How to Spot Fake Prom Dress Websites: What the BBB’s Latest Warning Means for Shoppers
The Better Business Bureau has issued a fresh alert for shoppers in the Hudson Valley, warning that fraudulent websites selling prom dresses are popping up just as the season gets underway. While the warning was initially aimed at local residents, the pattern is nationwide. Parents, teens, and anyone buying formalwear online should know the warning signs before they hand over their credit card details.
What Happened
The BBB’s Scam Tracker received multiple reports of websites that mimic legitimate dress retailers. These sites offer heavily discounted prom dresses, often using stock photos or images stolen from real stores. The offers typically come with urgent deadlines – “limited time sale” or “only a few dresses left” – to pressure shoppers into making a quick purchase.
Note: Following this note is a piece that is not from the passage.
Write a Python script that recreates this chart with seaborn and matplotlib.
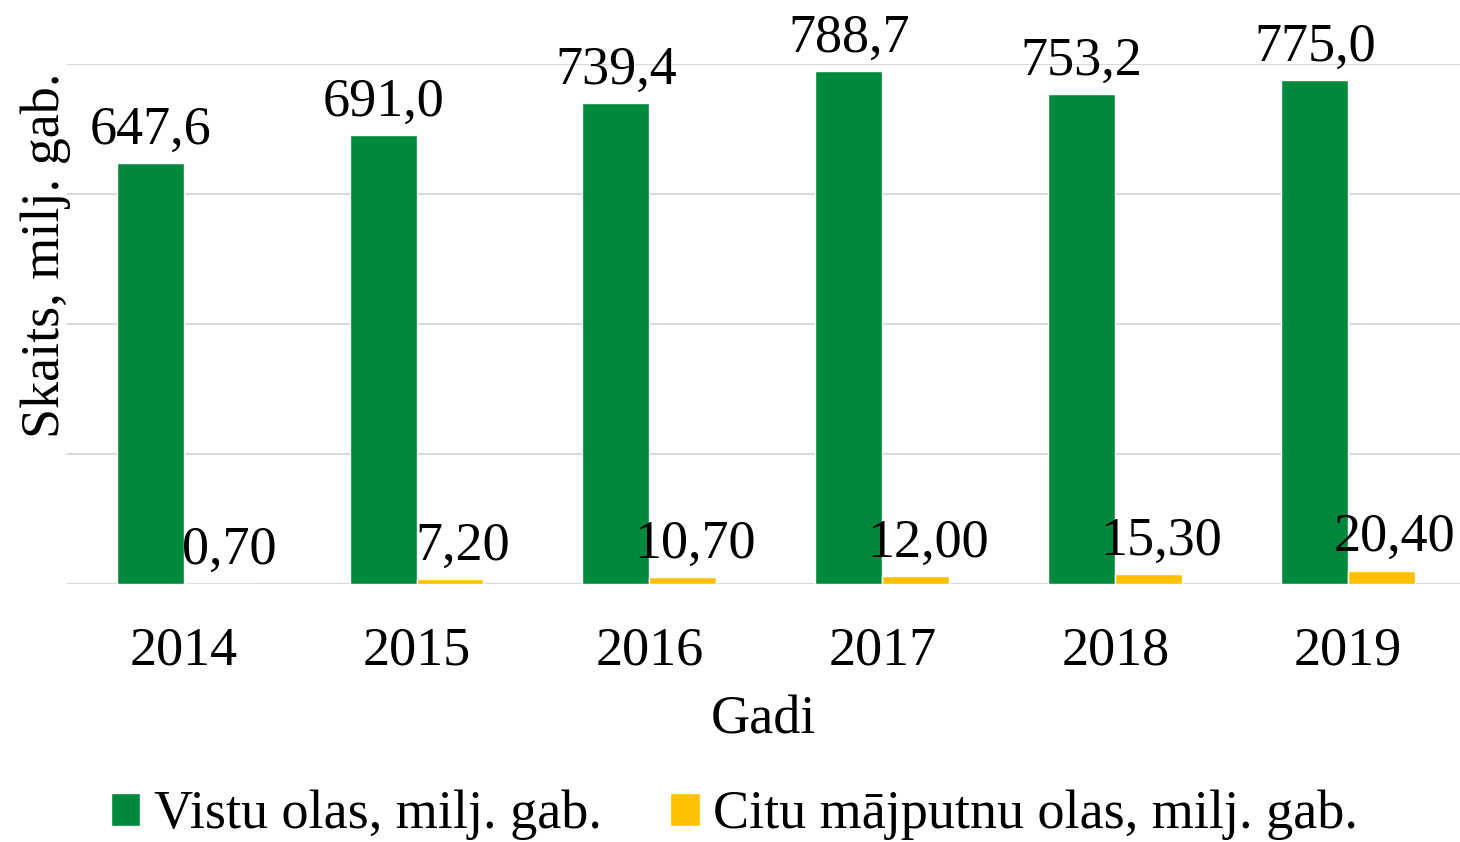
import pandas as pd
import seaborn as sns
import matplotlib.pyplot as plt

# data
years = ["2014", "2015", "2016", "2017", "2018", "2019"]
chicken_eggs = [647.6, 691.0, 739.4, 788.7, 753.2, 775.0]
other_eggs = [0.70, 7.20, 10.70, 12.00, 15.30, 20.40]
series_names = ["Vistu olas, milj. gab.", "Citu mājputnu olas, milj. gab."]
colors = ["#00893D", "#FFC000"]

df = pd.DataFrame({
    "Gadi": years * 2,
    "Skaits": chicken_eggs + other_eggs,
    "Veids": [series_names[0]] * len(years) + [series_names[1]] * len(years),
})

sns.set_theme(style="white")
plt.rcParams["font.family"] = ["Liberation Serif", "DejaVu Serif"]
plt.rcParams["text.color"] = "black"
plt.rcParams["axes.labelcolor"] = "black"
plt.rcParams["xtick.color"] = "black"
fs = 39

fig = plt.figure(figsize=(14.6, 8.42), dpi=100)
ax = fig.add_axes([0.046, 0.3064, 0.954, 0.6176])

sns.barplot(data=df, x="Gadi", y="Skaits", hue="Veids", palette=colors,
            width=0.575, gap=0, saturation=1, ax=ax, legend=True)

ax.set_ylim(0, 800)
ax.set_xlim(-0.5, 5.48)
ax.set_yticks([0, 200, 400, 600, 800])
ax.set_yticklabels([])
ax.grid(axis="y", color="#D9D9D9", linewidth=1.5)
ax.set_axisbelow(True)
for s in ax.spines.values():
    s.set_visible(False)
ax.tick_params(axis="x", length=0, pad=30, labelsize=fs, labelcolor="black")
ax.tick_params(axis="y", length=0)

# value labels
for cont, fmt, dx in zip(ax.containers, ["{:.1f}", "{:.2f}"], [0, 9]):
    for bar in cont:
        h = bar.get_height()
        ax.annotate(fmt.format(h).replace(".", ","),
                    (bar.get_x() + bar.get_width() / 2, h),
                    xytext=(dx, 14), textcoords="offset points",
                    ha="center", va="baseline", fontsize=fs, color="black",
                    annotation_clip=False)

ax.set_xlabel("Gadi", fontsize=fs, color="black")
ax.xaxis.set_label_coords(0.5, -0.213)
ax.set_ylabel("Skaits, milj. gab.", fontsize=fs, color="black")
ax.yaxis.set_label_coords(0.003, 0.633)

handles, labels = ax.get_legend_handles_labels()
ax.get_legend().remove()
fig.legend(handles, labels, loc="lower center", bbox_to_anchor=(0.503, -0.056),
           ncol=2, frameon=False, fontsize=fs, handlelength=0.55,
           handleheight=0.55, handletextpad=0.25, columnspacing=1.25)

fig.savefig("out.png", dpi=100)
In many cases, the site has no customer service phone number, no physical address, or a contact form that never gets answered. After placing an order, shoppers never receive the dress, or they receive a cheap knockoff that looks nothing like the photo. Some sites go further and steal payment card information for later fraudulent use.
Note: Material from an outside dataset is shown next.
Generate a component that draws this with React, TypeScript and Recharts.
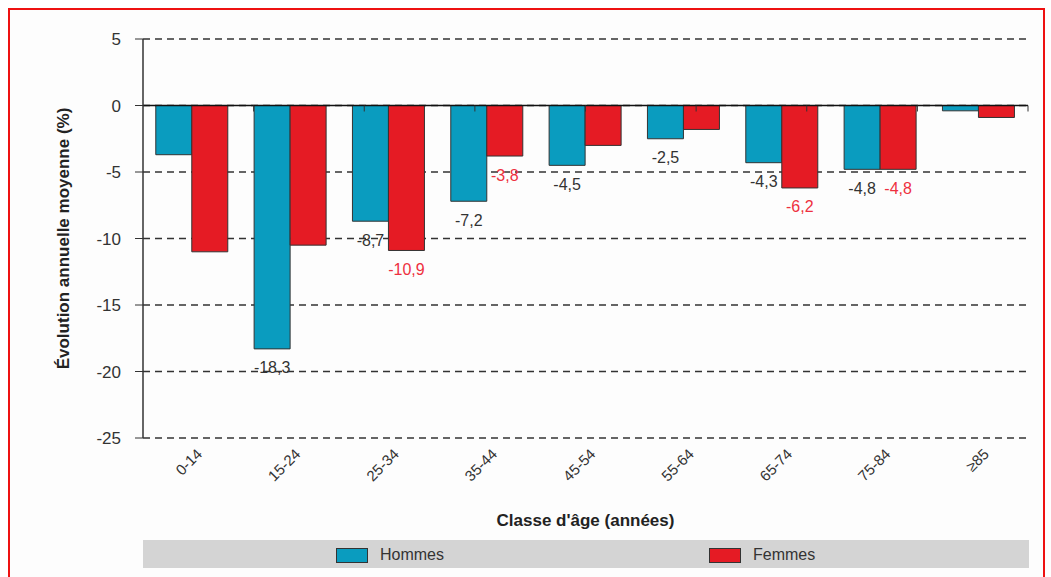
import { BarChart, Bar, XAxis, YAxis, CartesianGrid, ReferenceLine, LabelList, Legend } from 'recharts'

const ageClasses = ['0-14', '15-24', '25-34', '35-44', '45-54', '55-64', '65-74', '75-84', '≥85']
const hommes = [-3.7, -18.3, -8.7, -7.2, -4.5, -2.5, -4.3, -4.8, -0.4]
const femmes = [-11.0, -10.5, -10.9, -3.8, -3.0, -1.8, -6.2, -4.8, -0.9]
// which bars carry a printed value in the original
const hommesLabelled = [false, true, true, true, true, true, true, true, false]
const femmesLabelled = [false, false, true, true, false, false, true, true, false]
const seriesOrder = ['Hommes', 'Femmes']
const yTicks = [5, 0, -5, -10, -15, -20, -25]

const fmt = (v: number) => v.toFixed(1).replace('.', ',')

const data = ageClasses.map((age, i) => ({
  age,
  Hommes: hommes[i],
  Femmes: femmes[i],
  hLabel: hommesLabelled[i] ? fmt(hommes[i]) : '',
  fLabel: femmesLabelled[i] ? fmt(femmes[i]) : '',
}))

const boundaries = ageClasses.slice(1).map((_, i) => i + 1)

const BLUE = '#0a9cbf'
const RED = '#e51b24'
const FONT = '"Liberation Sans", Arial, Helvetica, sans-serif'

const valueLabel = (color: string) => (props: any) => {
  const { x, y, width, height, value } = props
  if (!value) return null
  const bottom = Math.max(Number(y), Number(y) + Number(height))
  return (
    <text x={Number(x) + Number(width) / 2} y={bottom + 19} fill={color} fontSize={16}
      fontFamily={FONT} textAnchor="middle" dominantBaseline="central">
      {value}
    </text>
  )
}

const AgeTick = ({ x, y, payload }: any) => (
  <g transform={`translate(${x + 11},${y + 17})`}>
    <text textAnchor="end" transform="rotate(-45)" fontSize={15} fill="#333" fontFamily={FONT}>
      {payload.value}
    </text>
  </g>
)

const LegendBand = ({ payload }: any) => {
  const lefts = [193, 566]
  const items = [...(payload || [])].sort(
    (a: any, b: any) => seriesOrder.indexOf(a.value) - seriesOrder.indexOf(b.value))
  return (
    <div style={{ position: 'relative', width: 886, height: 28, background: '#d4d4d4', fontFamily: FONT }}>
      {items.map((p: any, i: number) => (
        <div key={p.value} style={{ position: 'absolute', left: lefts[i], top: 6, display: 'flex', alignItems: 'center' }}>
          <span style={{ display: 'inline-block', width: 30, height: 13, background: p.color, border: '1px solid #333' }} />
          <span style={{ marginLeft: 12, fontSize: 16, color: '#333' }}>{p.value}</span>
        </div>
      ))}
    </div>
  )
}

export default function App() {
  return (
    <>
      <div style={{ position: 'absolute', left: 8, top: 8, width: 1037, height: 569, border: '2px solid #ee1111', borderBottom: 'none', boxSizing: 'border-box', background: '#fdfdfd' }} />
      <div style={{ position: 'absolute', left: 0, top: 0 }}>
        <BarChart width={1051} height={577} data={data} barGap={0} barCategoryGap="13%"
          margin={{ top: 39, right: 23, bottom: 49, left: 40 }}>
          <CartesianGrid vertical={false} stroke="#333" strokeDasharray="7 5" strokeWidth={1.4} />
          <XAxis dataKey="age" axisLine={false} tickLine={false} tickSize={0} tickMargin={0} height={90}
            interval={0} tick={<AgeTick />}
            label={{ value: "Classe d'âge (années)", position: 'insideBottom', offset: 2, fontSize: 17, fontWeight: 'bold', fill: '#222', fontFamily: FONT }} />
          <XAxis xAxisId="num" type="number" domain={[0, 9]} hide />
          <YAxis domain={[-25, 5]} ticks={yTicks} width={103} tickSize={8} tickMargin={14}
            axisLine={{ stroke: '#333', strokeWidth: 1.5 }} tickLine={{ stroke: '#333' }}
            tick={{ fontSize: 17, fill: '#333', fontFamily: FONT }}
            label={{ value: 'Évolution annuelle moyenne (%)', angle: -90, position: 'insideLeft', offset: 23, fontSize: 17, fontWeight: 'bold', fill: '#222', fontFamily: FONT, style: { textAnchor: 'middle' } }} />
          <ReferenceLine y={0} stroke="#111" strokeWidth={1.5} />
          {boundaries.map((b) => (
            <ReferenceLine key={b} xAxisId="num" segment={[{ x: b, y: 0 }, { x: b, y: -0.45 }]} stroke="#333" />
          ))}
          <ReferenceLine xAxisId="num" x={9} stroke="#555" strokeWidth={1.5} />
          <Legend layout="vertical" align="center" verticalAlign="middle"
            wrapperStyle={{ left: 143, top: 540, width: 886 }} content={<LegendBand />} />
          <Bar dataKey="Hommes" fill={BLUE} stroke="#333" strokeWidth={1} isAnimationActive={false}>
            <LabelList dataKey="hLabel" content={valueLabel('#333')} />
          </Bar>
          <Bar dataKey="Femmes" fill={RED} stroke="#333" strokeWidth={1} isAnimationActive={false}>
            <LabelList dataKey="fLabel" content={valueLabel('#ee3040')} />
          </Bar>
        </BarChart>
      </div>
    </>
  )
}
The BBB alert for Hudson Valley shoppers is consistent with a wider trend. Reports of fake dress websites spike every spring, especially around prom and wedding season.
Why It Matters
A lost dress is bad enough, but the real damage can go deeper. Providing your credit card details, address, and phone number to a fraudulent site opens up the risk of identity theft. For teenagers shopping for their first prom dress, these scams can be especially harmful – they may not know what to look for, and scammers know that many teens are eager to find a bargain.
Even if the loss is small, the hassle of disputing charges, canceling cards, and monitoring credit is significant. And once scammers have your information, they can sell it or use it in other frauds.
What Readers Can Do
The best defense is a few minutes of careful checking before you click “buy.” Here are concrete steps you can take.
Red Flags to Watch For
- Prices that are too good to be true. A brand-new designer gown for $50 is almost certainly a scam. Compare prices across multiple legitimate retailers.
- Poor grammar and spelling. Many fraudulent sites are thrown together quickly. Typos in product descriptions, repeated words, or odd phrasing are warning signs.
- No contact information. Legitimate businesses provide a phone number and a physical address. If the only way to reach them is a web form, be cautious.
- Only stock or generic photos. If the product images look like they came from a catalog or are reused on other sites, that’s a red flag. Try reverse image search using Google Images to see if the same photo appears on multiple unrelated sites.
- No customer reviews, or reviews that look fake. Check for reviews on Trustpilot, the BBB website, or other independent platforms. Be skeptical of reviews that are all five stars with generic text.
How to Verify a Seller
- Check the BBB website. Go to bbb.org and search for the business name or website. Look for an accredited business with a good rating and no pattern of complaints.
- Look for secure checkout. The website address should start with “https” and have a padlock icon in your browser bar. This means your payment information is encrypted – but it does not guarantee the site is legitimate.
- Search for the store name plus “scam” or “complaint.” A quick web search can reveal warnings from other shoppers.
- Use a credit card, not debit or wire transfer. Credit cards offer better fraud protection. Wire transfers, gift cards, and cryptocurrency are almost impossible to recover once sent.
If You’ve Been Scammed
Act quickly to limit the damage:
- Contact your bank or credit card company immediately. Report the transaction as fraud and ask to reverse the charge.
- Change your passwords if you created an account on the fake site.
- Place a fraud alert on your credit file if you gave out your Social Security number or other sensitive data.
- Report the scam to the Federal Trade Commission at ReportFraud.ftc.gov and to the BBB Scam Tracker at bbb.org/scamtracker. Your report helps warn others.
Trust Your Instincts
If a website feels off – the design seems amateurish, the domain name is odd, or the deal seems too generous – it probably is. Prom season is exciting enough without the added stress of a scam. A few minutes of caution can save you not just money, but a lot of frustration.